Task directions: Copy out the whole listing exactly as written, leaving the pictures behind.
___
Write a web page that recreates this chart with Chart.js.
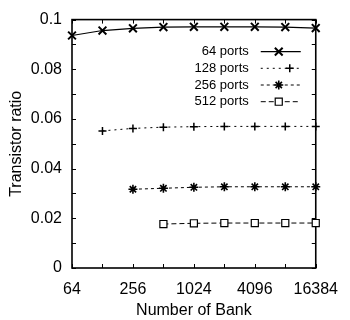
<!DOCTYPE html>
<html>
<head>
<meta charset="utf-8">
<script src="https://cdn.jsdelivr.net/npm/chart.js@4/dist/chart.umd.min.js"></script>
<style>
  html, body { margin: 0; padding: 0; background: #fff; }
  #wrap { width: 350px; height: 320px; }
</style>
</head>
<body>
<div id="wrap"><canvas id="c" width="350" height="320"></canvas></div>
<script>
// ---- data ----
const banks = [64, 128, 256, 512, 1024, 2048, 4096, 8192, 16384];
const xTickValues = [64, 256, 1024, 4096, 16384];
const seriesNames = ['64 ports', '128 ports', '256 ports', '512 ports'];
const ports64  = [0.0936, 0.0956, 0.0965, 0.0970, 0.0971, 0.0971, 0.0971, 0.0970, 0.0966];
const ports128 = [null, 0.0552, 0.0562, 0.0567, 0.0569, 0.0570, 0.0570, 0.0570, 0.0570];
const ports256 = [null, null, 0.0317, 0.0321, 0.0325, 0.0327, 0.0327, 0.0327, 0.0327];
const ports512 = [null, null, null, 0.0177, 0.0180, 0.0181, 0.0181, 0.0181, 0.0181];

const FONT = "'Liberation Sans', Arial, Helvetica, sans-serif";

function pts(arr) {
  return banks.map((b, i) => ({ x: b, y: arr[i] })).filter(p => p.y !== null);
}

const datasets = [
  { label: seriesNames[0], data: pts(ports64), borderWidth: 1.2, borderDash: [],
    pointStyle: 'crossRot', pointRadius: 5.5, pointBorderWidth: 2 },
  { label: seriesNames[1], data: pts(ports128), borderWidth: 1, borderDash: [2, 4],
    pointStyle: 'cross', pointRadius: 4, pointBorderWidth: 1.5 },
  { label: seriesNames[2], data: pts(ports256), borderWidth: 1, borderDash: [3, 3],
    pointStyle: 'star', pointRadius: 4.5, pointBorderWidth: 1.6 },
  { label: seriesNames[3], data: pts(ports512), borderWidth: 1, borderDash: [5, 3],
    pointStyle: 'rect', pointRadius: 5, pointBorderWidth: 1.2, pointBackgroundColor: '#fff' }
].map(d => Object.assign({
  borderColor: '#000', backgroundColor: '#000', pointBorderColor: '#000',
  pointBackgroundColor: d.pointBackgroundColor || '#000', fill: false, tension: 0, clip: false
}, d));

// frame, inner ticks and legend
const framePlugin = {
  id: 'frame',
  beforeDatasetsDraw(chart) {
    const { ctx, chartArea: a, scales } = chart;
    ctx.save();
    ctx.strokeStyle = '#000';
    ctx.setLineDash([]);
    ctx.lineWidth = 1;
    const tl = 4;
    for (let v = 0; v <= 0.1001; v += 0.01) {
      const y = Math.round(scales.y.getPixelForValue(v)) + 0.5;
      ctx.beginPath();
      ctx.moveTo(a.left, y); ctx.lineTo(a.left + tl, y);
      ctx.moveTo(a.right, y); ctx.lineTo(a.right - tl, y);
      ctx.stroke();
    }
    banks.forEach(b => {
      const x = Math.round(scales.x.getPixelForValue(b)) + 0.5;
      ctx.beginPath();
      ctx.moveTo(x, a.bottom); ctx.lineTo(x, a.bottom - tl);
      ctx.moveTo(x, a.top); ctx.lineTo(x, a.top + tl);
      ctx.stroke();
    });
    ctx.lineWidth = 1.6;
    ctx.strokeRect(a.left, a.top, a.right - a.left, a.bottom - a.top);
    ctx.restore();
  },
  afterDatasetsDraw(chart) {
    const { ctx, chartArea: a } = chart;
    ctx.save();
    ctx.strokeStyle = '#000';
    ctx.font = '13px ' + FONT;
    ctx.textAlign = 'right';
    ctx.textBaseline = 'middle';
    ctx.fillStyle = '#000';
    const textRight = a.right - 67;
    const lineL = a.right - 55, lineR = a.right - 15;
    chart.data.datasets.forEach((ds, i) => {
      const y = a.top + 32 + i * 16.7;
      ctx.fillStyle = '#000';
      ctx.fillText(ds.label, textRight, y);
      ctx.beginPath();
      ctx.setLineDash(ds.borderDash);
      ctx.lineWidth = ds.borderWidth;
      ctx.moveTo(lineL, y); ctx.lineTo(lineR, y);
      ctx.stroke();
      ctx.setLineDash([]);
      ctx.lineWidth = ds.pointBorderWidth;
      ctx.fillStyle = ds.pointBackgroundColor;
      const mx = ds.pointStyle === 'cross' ? lineR - 11 : (lineL + lineR) / 2 - 2;
      Chart.helpers.drawPoint(ctx, { pointStyle: ds.pointStyle, radius: ds.pointRadius, rotation: 0, borderWidth: ds.pointBorderWidth }, mx, y);
    });
    ctx.restore();
  }
};

new Chart(document.getElementById('c'), {
  type: 'line',
  data: { datasets },
  options: {
    responsive: false,
    animation: false,
    layout: { padding: { top: 14, right: 22, left: 0, bottom: 0 } },
    plugins: { legend: { display: false }, tooltip: { enabled: false } },
    scales: {
      x: {
        type: 'logarithmic',
        min: 64, max: 16384,
        afterBuildTicks: s => { s.ticks = xTickValues.map(v => ({ value: v })); },
        afterFit: s => { s.height = 52; },
        grid: { display: false, drawTicks: false },
        border: { display: false },
        ticks: { color: '#000', font: { family: FONT, size: 16 }, padding: 12,
                 maxRotation: 0, autoSkip: false, callback: v => String(v) },
        title: { display: true, text: 'Number of Bank', color: '#000',
                 font: { family: FONT, size: 16 }, padding: 0 }
      },
      y: {
        type: 'linear',
        min: 0, max: 0.1,
        afterFit: s => { s.width = 72; },
        grid: { display: false, drawTicks: false },
        border: { display: false },
        ticks: { color: '#000', font: { family: FONT, size: 16 }, padding: 10, stepSize: 0.02,
                 callback: v => (Math.abs(v) < 1e-9 ? '0' : String(+v.toFixed(2))) },
        title: { display: true, text: 'Transistor ratio', color: '#000',
                 font: { family: FONT, size: 16 }, padding: 7 }
      }
    }
  },
  plugins: [framePlugin]
});
</script>
</body>
</html>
___
Expected output:
Write a web page that recreates this chart with Chart.js.
<!DOCTYPE html>
<html>
<head>
<meta charset="utf-8">
<script src="https://cdn.jsdelivr.net/npm/chart.js@4/dist/chart.umd.min.js"></script>
<style>
  html, body { margin: 0; padding: 0; background: #fff; }
  #wrap { width: 350px; height: 320px; }
</style>
</head>
<body>
<div id="wrap"><canvas id="c" width="350" height="320"></canvas></div>
<script>
// ---- data ----
const banks = [64, 128, 256, 512, 1024, 2048, 4096, 8192, 16384];
const xTickValues = [64, 256, 1024, 4096, 16384];
const seriesNames = ['64 ports', '128 ports', '256 ports', '512 ports'];
const ports64  = [0.0936, 0.0956, 0.0965, 0.0970, 0.0971, 0.0971, 0.0971, 0.0970, 0.0966];
const ports128 = [null, 0.0552, 0.0562, 0.0567, 0.0569, 0.0570, 0.0570, 0.0570, 0.0570];
const ports256 = [null, null, 0.0317, 0.0321, 0.0325, 0.0327, 0.0327, 0.0327, 0.0327];
const ports512 = [null, null, null, 0.0177, 0.0180, 0.0181, 0.0181, 0.0181, 0.0181];

const FONT = "'Liberation Sans', Arial, Helvetica, sans-serif";

function pts(arr) {
  return banks.map((b, i) => ({ x: b, y: arr[i] })).filter(p => p.y !== null);
}

const datasets = [
  { label: seriesNames[0], data: pts(ports64), borderWidth: 1.2, borderDash: [],
    pointStyle: 'crossRot', pointRadius: 5.5, pointBorderWidth: 2 },
  { label: seriesNames[1], data: pts(ports128), borderWidth: 1, borderDash: [2, 4],
    pointStyle: 'cross', pointRadius: 4, pointBorderWidth: 1.5 },
  { label: seriesNames[2], data: pts(ports256), borderWidth: 1, borderDash: [3, 3],
    pointStyle: 'star', pointRadius: 4.5, pointBorderWidth: 1.6 },
  { label: seriesNames[3], data: pts(ports512), borderWidth: 1, borderDash: [5, 3],
    pointStyle: 'rect', pointRadius: 5, pointBorderWidth: 1.2, pointBackgroundColor: '#fff' }
].map(d => Object.assign({
  borderColor: '#000', backgroundColor: '#000', pointBorderColor: '#000',
  pointBackgroundColor: d.pointBackgroundColor || '#000', fill: false, tension: 0, clip: false
}, d));

// frame, inner ticks and legend
const framePlugin = {
  id: 'frame',
  beforeDatasetsDraw(chart) {
    const { ctx, chartArea: a, scales } = chart;
    ctx.save();
    ctx.strokeStyle = '#000';
    ctx.setLineDash([]);
    ctx.lineWidth = 1;
    const tl = 4;
    for (let v = 0; v <= 0.1001; v += 0.01) {
      const y = Math.round(scales.y.getPixelForValue(v)) + 0.5;
      ctx.beginPath();
      ctx.moveTo(a.left, y); ctx.lineTo(a.left + tl, y);
      ctx.moveTo(a.right, y); ctx.lineTo(a.right - tl, y);
      ctx.stroke();
    }
    banks.forEach(b => {
      const x = Math.round(scales.x.getPixelForValue(b)) + 0.5;
      ctx.beginPath();
      ctx.moveTo(x, a.bottom); ctx.lineTo(x, a.bottom - tl);
      ctx.moveTo(x, a.top); ctx.lineTo(x, a.top + tl);
      ctx.stroke();
    });
    ctx.lineWidth = 1.6;
    ctx.strokeRect(a.left, a.top, a.right - a.left, a.bottom - a.top);
    ctx.restore();
  },
  afterDatasetsDraw(chart) {
    const { ctx, chartArea: a } = chart;
    ctx.save();
    ctx.strokeStyle = '#000';
    ctx.font = '13px ' + FONT;
    ctx.textAlign = 'right';
    ctx.textBaseline = 'middle';
    ctx.fillStyle = '#000';
    const textRight = a.right - 67;
    const lineL = a.right - 55, lineR = a.right - 15;
    chart.data.datasets.forEach((ds, i) => {
      const y = a.top + 32 + i * 16.7;
      ctx.fillStyle = '#000';
      ctx.fillText(ds.label, textRight, y);
      ctx.beginPath();
      ctx.setLineDash(ds.borderDash);
      ctx.lineWidth = ds.borderWidth;
      ctx.moveTo(lineL, y); ctx.lineTo(lineR, y);
      ctx.stroke();
      ctx.setLineDash([]);
      ctx.lineWidth = ds.pointBorderWidth;
      ctx.fillStyle = ds.pointBackgroundColor;
      const mx = ds.pointStyle === 'cross' ? lineR - 11 : (lineL + lineR) / 2 - 2;
      Chart.helpers.drawPoint(ctx, { pointStyle: ds.pointStyle, radius: ds.pointRadius, rotation: 0, borderWidth: ds.pointBorderWidth }, mx, y);
    });
    ctx.restore();
  }
};

new Chart(document.getElementById('c'), {
  type: 'line',
  data: { datasets },
  options: {
    responsive: false,
    animation: false,
    layout: { padding: { top: 14, right: 22, left: 0, bottom: 0 } },
    plugins: { legend: { display: false }, tooltip: { enabled: false } },
    scales: {
      x: {
        type: 'logarithmic',
        min: 64, max: 16384,
        afterBuildTicks: s => { s.ticks = xTickValues.map(v => ({ value: v })); },
        afterFit: s => { s.height = 52; },
        grid: { display: false, drawTicks: false },
        border: { display: false },
        ticks: { color: '#000', font: { family: FONT, size: 16 }, padding: 12,
                 maxRotation: 0, autoSkip: false, callback: v => String(v) },
        title: { display: true, text: 'Number of Bank', color: '#000',
                 font: { family: FONT, size: 16 }, padding: 0 }
      },
      y: {
        type: 'linear',
        min: 0, max: 0.1,
        afterFit: s => { s.width = 72; },
        grid: { display: false, drawTicks: false },
        border: { display: false },
        ticks: { color: '#000', font: { family: FONT, size: 16 }, padding: 10, stepSize: 0.02,
                 callback: v => (Math.abs(v) < 1e-9 ? '0' : String(+v.toFixed(2))) },
        title: { display: true, text: 'Transistor ratio', color: '#000',
                 font: { family: FONT, size: 16 }, padding: 7 }
      }
    }
  },
  plugins: [framePlugin]
});
</script>
</body>
</html>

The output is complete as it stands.